There are many examples of useful and interesting CA measurement projects that have been undertaken by regional and state CA programs around the country. Examples of case studies of effective performance measures that were described at the Compliance Assistance Providers Forum in 2003 are the following:

 

·    Hazardous waste - tracking pounds reduced through a voluntary reporting program.

 

·    Small business - track how much assistance people are getting, how many took advantage of visits, and the results of follow-up visits.

 

·    Texas has developed a performance measurement system that evaluates the impact of EMS and Regulatory Flexibility programs - based on self-reported information.

 

·    Clean Texas 2000—voluntary program involving 200 industries. Tracked regulatory measurements under TRI and hazardous waste generation reports (e.g., tons of emissions reduced, off- site disposal).

 

·    Auto dealers - track money saved in reduced disposal costs and reduced product costs from product substitutions. Track benefits to the bottom line.
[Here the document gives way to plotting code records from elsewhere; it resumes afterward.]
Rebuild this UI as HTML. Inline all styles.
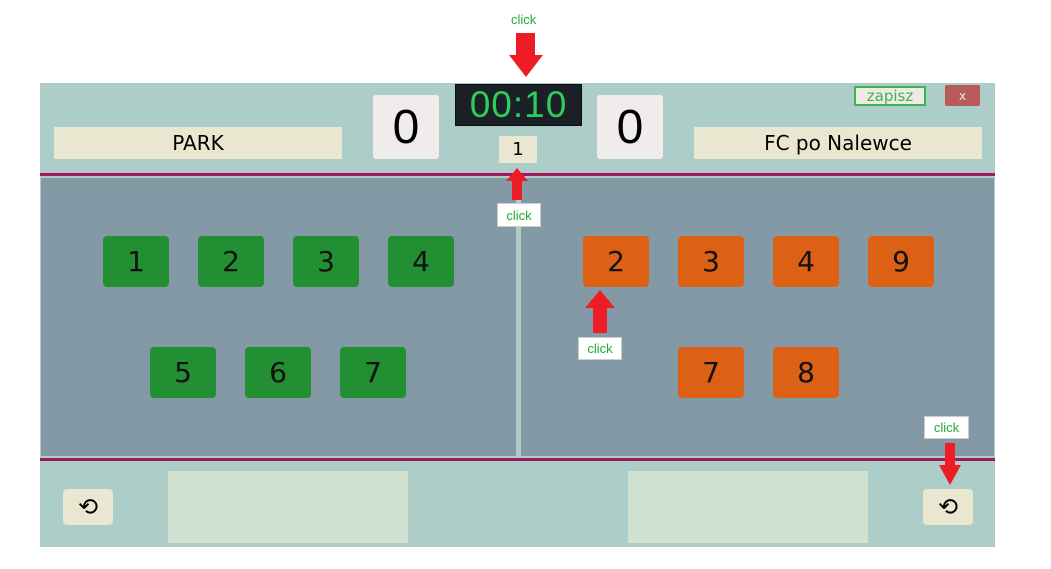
<!DOCTYPE html>
<html><head><meta charset="utf-8"><style>
body{margin:0;width:1051px;height:569px;background:#fff;position:relative;overflow:hidden;font-family:"DejaVu Sans","Liberation Sans",sans-serif}
div{position:absolute;box-sizing:border-box}
.c{display:flex;align-items:center;justify-content:center}
.g{background:#228f32;border-radius:4px;width:66px;height:51px;font-size:28px;color:#111}
.o{background:#dd6114;border-radius:4px;width:66px;height:51px;font-size:28px;color:#111}
.lbl{background:#fff;color:#22aa33;font-size:13px;border:1px solid #ccc;font-family:"Liberation Sans",sans-serif}
</style></head><body>
<div style="left:40px;top:83px;width:955px;height:91px;background:#adcdc8"></div>
<div style="left:40px;top:173px;width:955px;height:3px;background:#a0185a"></div>
<div style="left:40px;top:176px;width:955px;height:282px;background:#adcdc8"></div>
<div style="left:41px;top:178px;width:475px;height:278px;background:#8499a6"></div>
<div style="left:521px;top:178px;width:473px;height:278px;background:#8499a6"></div>
<div style="left:40px;top:458px;width:955px;height:3px;background:#a0185a"></div>
<div style="left:40px;top:461px;width:955px;height:86px;background:#adcdc8"></div>

<div class="c" style="left:455px;top:84px;width:127px;height:42px;background:#1b1f26;color:#2ecc5a;font-size:37px;letter-spacing:1px;border:1px solid #0b0e12;font-family:'Liberation Sans',sans-serif">00:10</div>
<div class="c" style="left:373px;top:95px;width:66px;height:64px;background:#efeceb;border-radius:3px;font-size:48px;font-family:'Liberation Sans',sans-serif">0</div>
<div class="c" style="left:597px;top:95px;width:66px;height:64px;background:#efeceb;border-radius:3px;font-size:48px;font-family:'Liberation Sans',sans-serif">0</div>
<div class="c" style="left:499px;top:136px;width:38px;height:27px;background:#e9e7cf;font-size:18px">1</div>
<div class="c" style="left:54px;top:127px;width:288px;height:32px;background:#e9e7cf;font-size:20px">PARK</div>
<div class="c" style="left:694px;top:127px;width:288px;height:32px;background:#e9e7cf;font-size:20px">FC po Nalewce</div>
<div class="c" style="left:854px;top:86px;width:72px;height:20px;background:#eeeae8;border:2px solid #3fb44b;color:#3fb44b;font-size:15px">zapisz</div>
<div class="c" style="left:945px;top:85px;width:35px;height:21px;background:#b85a5a;color:#eee;font-size:12px;border-radius:2px">x</div>

<div class="c g" style="left:103px;top:236px">1</div>
<div class="c g" style="left:198px;top:236px">2</div>
<div class="c g" style="left:293px;top:236px">3</div>
<div class="c g" style="left:388px;top:236px">4</div>
<div class="c g" style="left:150px;top:347px">5</div>
<div class="c g" style="left:245px;top:347px">6</div>
<div class="c g" style="left:340px;top:347px">7</div>
<div class="c o" style="left:583px;top:236px">2</div>
<div class="c o" style="left:678px;top:236px">3</div>
<div class="c o" style="left:773px;top:236px">4</div>
<div class="c o" style="left:868px;top:236px">9</div>
<div class="c o" style="left:678px;top:347px">7</div>
<div class="c o" style="left:773px;top:347px">8</div>

<div class="c" style="left:63px;top:489px;width:50px;height:36px;background:#e9e7cf;border-radius:4px;font-size:24px">⟲</div>
<div class="c" style="left:923px;top:489px;width:50px;height:36px;background:#e9e7cf;border-radius:4px;font-size:24px">⟲</div>
<div style="left:168px;top:471px;width:240px;height:72px;background:#d1e1cf"></div>
<div style="left:628px;top:471px;width:240px;height:72px;background:#d1e1cf"></div>

<div style="left:511px;top:12px;color:#22aa33;font-size:13px;font-family:'Liberation Sans',sans-serif">click</div>
<svg width="1051" height="569" style="position:absolute;left:0;top:0">
<polygon points="516,33 535,33 535,55 543,55 526,77 509,55 516,55" fill="#ee1c24"/>
<polygon points="517,168 528,181 522,181 522,200 512,200 512,181 506,181" fill="#ee1c24"/>
<polygon points="600,290 615,308 607,308 607,333 593,333 593,308 585,308" fill="#ee1c24"/>
<polygon points="945,443 955,443 955,465 961,465 950,485 939,465 945,465" fill="#ee1c24"/>
</svg>
<div class="c lbl" style="left:497px;top:203px;width:44px;height:24px">click</div>
<div class="c lbl" style="left:578px;top:337px;width:44px;height:23px">click</div>
<div class="c lbl" style="left:924px;top:416px;width:45px;height:23px">click</div>
</body></html>
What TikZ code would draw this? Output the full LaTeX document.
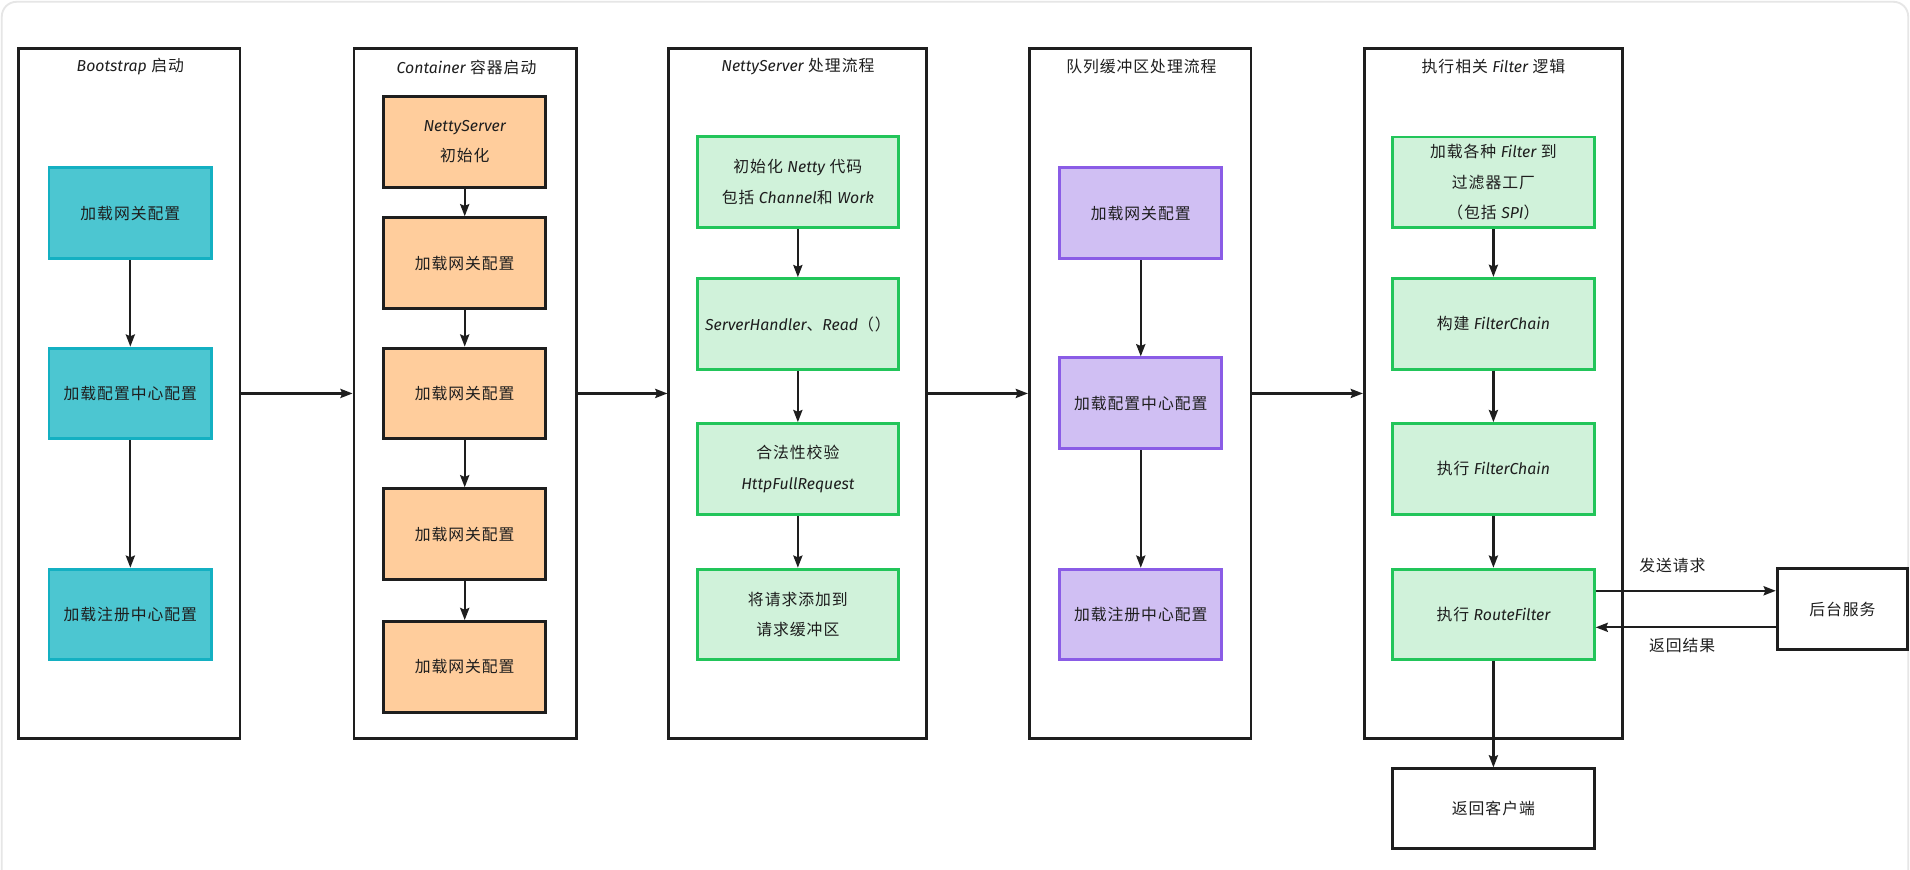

Relate money to reduced emissions through disposal costs.

 

·    Used the Web as a tool for gathering measurement information, but there were challenges, including: tracking who uses your site, surveying users, and how to measure sector performance from various sources.

 

·    Environmental outcomes from CA and other activities including the EPA Region 1-NE Charles River initiative that focused on tracking improvements in water quality, a Minnesota project that tracked changes in VOC emissions from waste a MA DEP Environmental Results Projects project that focused on a set of specific environmental outcome results and changes in compliance rates, and an initiative in Maryland that targeted marinas and tracked the changes in behavior associated with compliance.

 

EPA should examine the measures used in these and many other examples and promote their greater utilization and catalog them in the online national compliance assistance measurement clearinghouse.